Several receivers may be connected in a series as shown in Figure below, but only one should provide power, and all should have isolated inputs. If the receiver requires 1-5 Vdc, connect a 250 Ohm, 0.1%, 1/2-watt precision resistor across its input. The voltage provided by the receiver must be within the limits shown in the Required DC Voltage Chart below. To use this figure, first add the resistance of all the receivers, indicators, etc., and the wire in the loop. If the wire resistance is unknown, use a value of 50 Ohm for a twisted wire of 1,000 feet or less with a gauge of #22 AWG or heavier.
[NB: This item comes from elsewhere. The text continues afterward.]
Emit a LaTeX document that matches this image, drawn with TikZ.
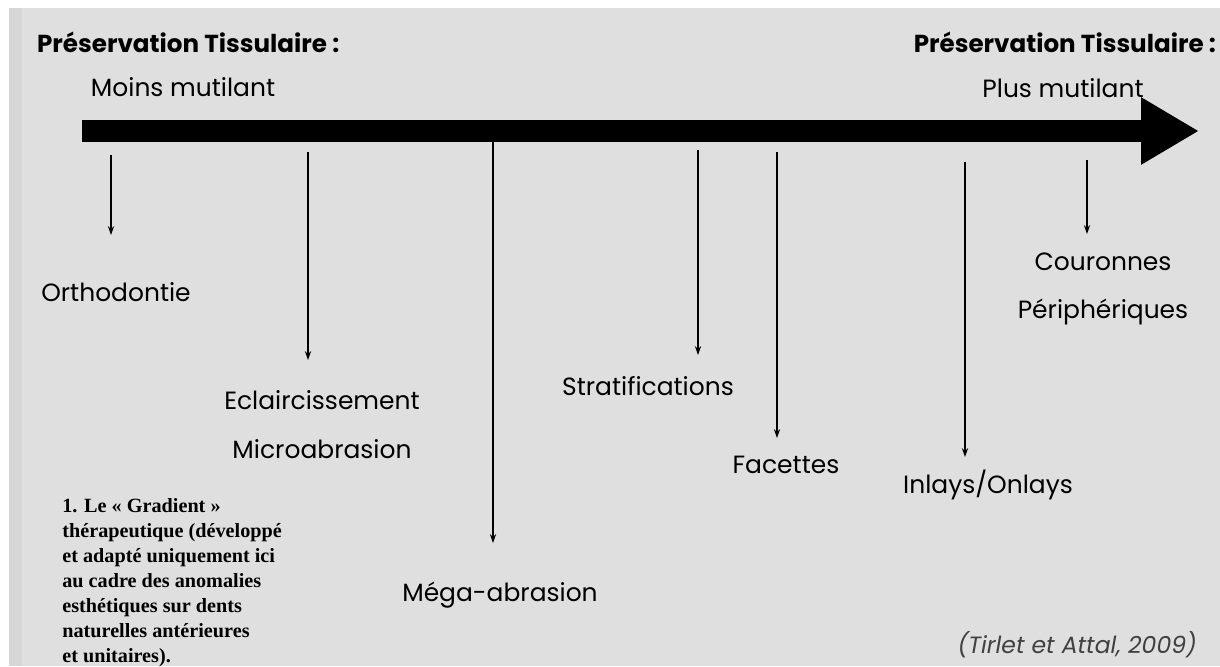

If a 1-5 Vdc receiver is used with a 250 Ohm resistor, its resistance is 250 Ohm. Only one point on the 4-20 mA loop should be grounded. Some receiving equipment inputs are grounded by their manufacturers. This is sufficient. Always follow the receiver manufacturer's recommendations for "loop powered" or "true two wire" process transmitters. Always follow local electrical codes.
Service: General purpose.
Electrical classification: General purpose, non-hazardous, or NEMA 4X
QUICK SPECIFICATION
All flow meters 1/4" through 9" shall be of the vortex shedding style with no moving parts. Meters shall be constructed of PVC, CPVC, PP, or PVDF. Meters shall have a 12 to 1 turndown ratio with an accuracy of ±1% of full scale, ±1% of rate when used with the Vorsite 2000 flow indicator/controller, and be ±1/4% repeatable of point. All meters shall be wet calibrated at the factory and supplied with calibration records. Line connections for pipe systems shall be thread, metric butt, wafer or flange. Flare and sanitary connections shall be used for tubing systems. Output is either to be linear 4-20 mA or digital pulse to communicate with the Vorsite 2000 Flow Indicator/Controller.